» **Task requirements**
Take every line from the first down to the line with "(title) at (23,31)" and set it down exactly, without the pictures.

** Start Given information **

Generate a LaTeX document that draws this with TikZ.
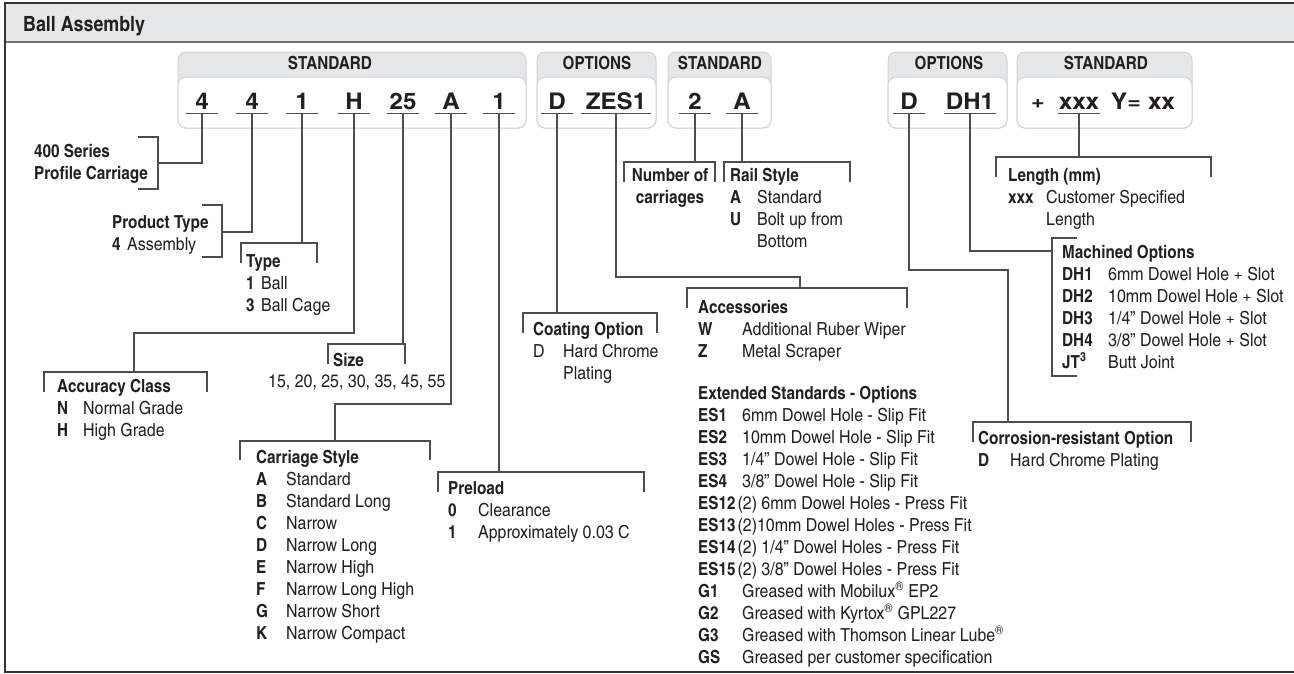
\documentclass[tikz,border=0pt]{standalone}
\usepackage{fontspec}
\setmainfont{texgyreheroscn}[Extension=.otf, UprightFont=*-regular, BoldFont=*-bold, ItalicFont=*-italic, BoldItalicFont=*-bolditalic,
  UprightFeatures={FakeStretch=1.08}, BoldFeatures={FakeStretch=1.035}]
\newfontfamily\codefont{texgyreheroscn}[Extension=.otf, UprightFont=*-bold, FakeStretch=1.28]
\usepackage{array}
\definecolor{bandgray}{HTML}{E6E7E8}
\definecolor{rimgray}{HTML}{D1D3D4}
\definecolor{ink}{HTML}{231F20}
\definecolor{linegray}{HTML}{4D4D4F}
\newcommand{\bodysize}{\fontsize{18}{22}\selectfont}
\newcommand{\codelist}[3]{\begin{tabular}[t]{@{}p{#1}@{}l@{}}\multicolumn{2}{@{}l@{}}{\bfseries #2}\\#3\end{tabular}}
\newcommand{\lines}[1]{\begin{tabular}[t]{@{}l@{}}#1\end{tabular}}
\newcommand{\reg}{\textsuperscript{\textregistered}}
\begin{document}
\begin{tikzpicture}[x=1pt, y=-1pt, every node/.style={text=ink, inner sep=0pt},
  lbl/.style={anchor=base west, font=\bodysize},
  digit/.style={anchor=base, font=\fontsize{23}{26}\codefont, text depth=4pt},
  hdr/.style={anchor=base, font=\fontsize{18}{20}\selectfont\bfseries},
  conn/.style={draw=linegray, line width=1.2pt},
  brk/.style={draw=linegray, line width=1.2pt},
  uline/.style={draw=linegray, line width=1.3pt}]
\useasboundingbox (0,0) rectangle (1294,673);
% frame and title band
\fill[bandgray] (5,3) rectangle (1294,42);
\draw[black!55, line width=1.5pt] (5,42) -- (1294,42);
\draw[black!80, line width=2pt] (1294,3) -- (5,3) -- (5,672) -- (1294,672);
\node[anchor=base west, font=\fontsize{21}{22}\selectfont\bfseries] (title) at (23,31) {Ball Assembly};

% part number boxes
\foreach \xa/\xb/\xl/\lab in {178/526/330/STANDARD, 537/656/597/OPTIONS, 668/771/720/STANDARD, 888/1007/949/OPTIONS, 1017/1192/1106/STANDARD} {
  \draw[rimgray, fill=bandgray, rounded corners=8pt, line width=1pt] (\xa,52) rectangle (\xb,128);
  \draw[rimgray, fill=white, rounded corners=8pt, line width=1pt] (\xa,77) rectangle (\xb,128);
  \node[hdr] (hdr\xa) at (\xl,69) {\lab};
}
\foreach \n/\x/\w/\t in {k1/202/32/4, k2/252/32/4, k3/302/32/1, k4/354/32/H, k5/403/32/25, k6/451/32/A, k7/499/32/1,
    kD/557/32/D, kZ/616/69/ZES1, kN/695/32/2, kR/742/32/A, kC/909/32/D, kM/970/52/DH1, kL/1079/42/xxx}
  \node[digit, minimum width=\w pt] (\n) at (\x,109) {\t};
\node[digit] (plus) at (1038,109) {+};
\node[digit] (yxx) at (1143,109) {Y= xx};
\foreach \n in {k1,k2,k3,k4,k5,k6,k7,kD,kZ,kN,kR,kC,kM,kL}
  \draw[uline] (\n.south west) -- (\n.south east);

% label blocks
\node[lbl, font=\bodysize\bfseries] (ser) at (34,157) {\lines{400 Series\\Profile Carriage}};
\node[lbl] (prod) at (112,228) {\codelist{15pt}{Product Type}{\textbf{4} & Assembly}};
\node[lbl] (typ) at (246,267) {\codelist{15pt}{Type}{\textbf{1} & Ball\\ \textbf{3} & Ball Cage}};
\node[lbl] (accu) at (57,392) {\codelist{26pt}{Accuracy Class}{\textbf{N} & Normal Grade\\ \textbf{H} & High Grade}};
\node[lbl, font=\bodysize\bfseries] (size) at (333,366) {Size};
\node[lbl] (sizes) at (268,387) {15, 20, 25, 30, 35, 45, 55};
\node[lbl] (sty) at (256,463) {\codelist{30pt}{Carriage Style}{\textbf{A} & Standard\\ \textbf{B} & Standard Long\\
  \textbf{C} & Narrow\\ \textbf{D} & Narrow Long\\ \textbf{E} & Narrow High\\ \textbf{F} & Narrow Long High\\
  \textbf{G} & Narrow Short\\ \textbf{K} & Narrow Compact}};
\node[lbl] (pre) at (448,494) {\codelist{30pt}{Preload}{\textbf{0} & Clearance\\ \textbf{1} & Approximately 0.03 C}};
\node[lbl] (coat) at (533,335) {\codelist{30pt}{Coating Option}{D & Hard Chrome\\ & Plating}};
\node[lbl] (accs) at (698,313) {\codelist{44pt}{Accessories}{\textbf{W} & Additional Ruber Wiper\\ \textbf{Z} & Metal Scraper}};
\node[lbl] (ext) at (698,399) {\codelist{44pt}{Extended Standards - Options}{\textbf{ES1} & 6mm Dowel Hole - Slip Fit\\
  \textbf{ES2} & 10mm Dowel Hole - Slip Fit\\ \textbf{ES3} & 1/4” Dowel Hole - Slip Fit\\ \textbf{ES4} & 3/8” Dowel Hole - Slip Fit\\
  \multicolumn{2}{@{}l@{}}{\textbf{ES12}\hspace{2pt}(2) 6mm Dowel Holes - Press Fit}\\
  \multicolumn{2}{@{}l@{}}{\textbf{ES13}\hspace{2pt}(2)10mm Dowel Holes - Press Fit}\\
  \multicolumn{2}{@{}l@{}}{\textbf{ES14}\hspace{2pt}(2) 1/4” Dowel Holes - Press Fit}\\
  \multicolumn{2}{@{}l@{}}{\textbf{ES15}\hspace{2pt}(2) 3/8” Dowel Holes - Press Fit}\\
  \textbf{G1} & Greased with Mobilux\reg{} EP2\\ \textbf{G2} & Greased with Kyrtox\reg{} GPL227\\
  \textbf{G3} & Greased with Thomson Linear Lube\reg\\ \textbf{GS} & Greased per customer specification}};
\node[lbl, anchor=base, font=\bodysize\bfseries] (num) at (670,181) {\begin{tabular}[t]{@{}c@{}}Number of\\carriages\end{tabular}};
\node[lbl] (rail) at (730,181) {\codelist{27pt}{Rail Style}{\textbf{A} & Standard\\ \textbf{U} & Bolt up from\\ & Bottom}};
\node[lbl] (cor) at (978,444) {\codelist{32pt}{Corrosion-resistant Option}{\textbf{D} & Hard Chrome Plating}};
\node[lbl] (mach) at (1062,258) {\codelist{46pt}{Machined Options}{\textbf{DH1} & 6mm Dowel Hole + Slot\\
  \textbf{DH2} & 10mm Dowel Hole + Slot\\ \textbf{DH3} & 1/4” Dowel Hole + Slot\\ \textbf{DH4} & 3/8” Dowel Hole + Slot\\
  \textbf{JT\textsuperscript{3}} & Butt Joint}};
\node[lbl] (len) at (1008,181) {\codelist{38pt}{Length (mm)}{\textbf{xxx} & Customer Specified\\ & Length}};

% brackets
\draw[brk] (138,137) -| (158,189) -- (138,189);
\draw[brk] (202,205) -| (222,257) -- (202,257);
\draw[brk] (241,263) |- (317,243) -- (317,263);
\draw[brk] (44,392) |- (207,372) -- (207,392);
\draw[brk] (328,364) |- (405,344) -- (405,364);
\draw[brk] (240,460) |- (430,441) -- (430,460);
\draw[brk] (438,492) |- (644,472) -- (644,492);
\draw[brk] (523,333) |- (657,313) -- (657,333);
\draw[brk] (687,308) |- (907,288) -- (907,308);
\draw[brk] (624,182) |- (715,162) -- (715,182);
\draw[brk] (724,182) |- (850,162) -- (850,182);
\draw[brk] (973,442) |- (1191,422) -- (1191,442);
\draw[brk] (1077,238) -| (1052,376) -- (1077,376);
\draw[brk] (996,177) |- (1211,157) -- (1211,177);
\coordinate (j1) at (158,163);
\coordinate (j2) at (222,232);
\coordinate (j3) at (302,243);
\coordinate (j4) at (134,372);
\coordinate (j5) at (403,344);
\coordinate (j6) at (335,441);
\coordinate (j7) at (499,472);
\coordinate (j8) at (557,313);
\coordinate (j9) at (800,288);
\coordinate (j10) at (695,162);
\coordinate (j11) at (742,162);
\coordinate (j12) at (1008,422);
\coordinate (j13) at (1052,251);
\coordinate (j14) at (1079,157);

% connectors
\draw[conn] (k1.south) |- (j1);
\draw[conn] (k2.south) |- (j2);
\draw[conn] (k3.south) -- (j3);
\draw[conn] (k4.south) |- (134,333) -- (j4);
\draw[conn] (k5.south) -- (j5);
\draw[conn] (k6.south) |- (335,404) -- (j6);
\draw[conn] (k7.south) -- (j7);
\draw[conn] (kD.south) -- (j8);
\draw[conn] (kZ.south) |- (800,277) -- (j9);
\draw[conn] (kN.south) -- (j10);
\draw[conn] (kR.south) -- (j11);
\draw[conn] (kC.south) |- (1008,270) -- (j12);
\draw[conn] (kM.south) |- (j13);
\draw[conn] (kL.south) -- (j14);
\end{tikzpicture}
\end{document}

** End Given information **

» **Finished task**
Generate a LaTeX document that draws this with TikZ.
\documentclass[tikz,border=0pt]{standalone}
\usepackage{fontspec}
\setmainfont{texgyreheroscn}[Extension=.otf, UprightFont=*-regular, BoldFont=*-bold, ItalicFont=*-italic, BoldItalicFont=*-bolditalic,
  UprightFeatures={FakeStretch=1.08}, BoldFeatures={FakeStretch=1.035}]
\newfontfamily\codefont{texgyreheroscn}[Extension=.otf, UprightFont=*-bold, FakeStretch=1.28]
\usepackage{array}
\definecolor{bandgray}{HTML}{E6E7E8}
\definecolor{rimgray}{HTML}{D1D3D4}
\definecolor{ink}{HTML}{231F20}
\definecolor{linegray}{HTML}{4D4D4F}
\newcommand{\bodysize}{\fontsize{18}{22}\selectfont}
\newcommand{\codelist}[3]{\begin{tabular}[t]{@{}p{#1}@{}l@{}}\multicolumn{2}{@{}l@{}}{\bfseries #2}\\#3\end{tabular}}
\newcommand{\lines}[1]{\begin{tabular}[t]{@{}l@{}}#1\end{tabular}}
\newcommand{\reg}{\textsuperscript{\textregistered}}
\begin{document}
\begin{tikzpicture}[x=1pt, y=-1pt, every node/.style={text=ink, inner sep=0pt},
  lbl/.style={anchor=base west, font=\bodysize},
  digit/.style={anchor=base, font=\fontsize{23}{26}\codefont, text depth=4pt},
  hdr/.style={anchor=base, font=\fontsize{18}{20}\selectfont\bfseries},
  conn/.style={draw=linegray, line width=1.2pt},
  brk/.style={draw=linegray, line width=1.2pt},
  uline/.style={draw=linegray, line width=1.3pt}]
\useasboundingbox (0,0) rectangle (1294,673);
% frame and title band
\fill[bandgray] (5,3) rectangle (1294,42);
\draw[black!55, line width=1.5pt] (5,42) -- (1294,42);
\draw[black!80, line width=2pt] (1294,3) -- (5,3) -- (5,672) -- (1294,672);
\node[anchor=base west, font=\fontsize{21}{22}\selectfont\bfseries] (title) at (23,31) {Ball Assembly};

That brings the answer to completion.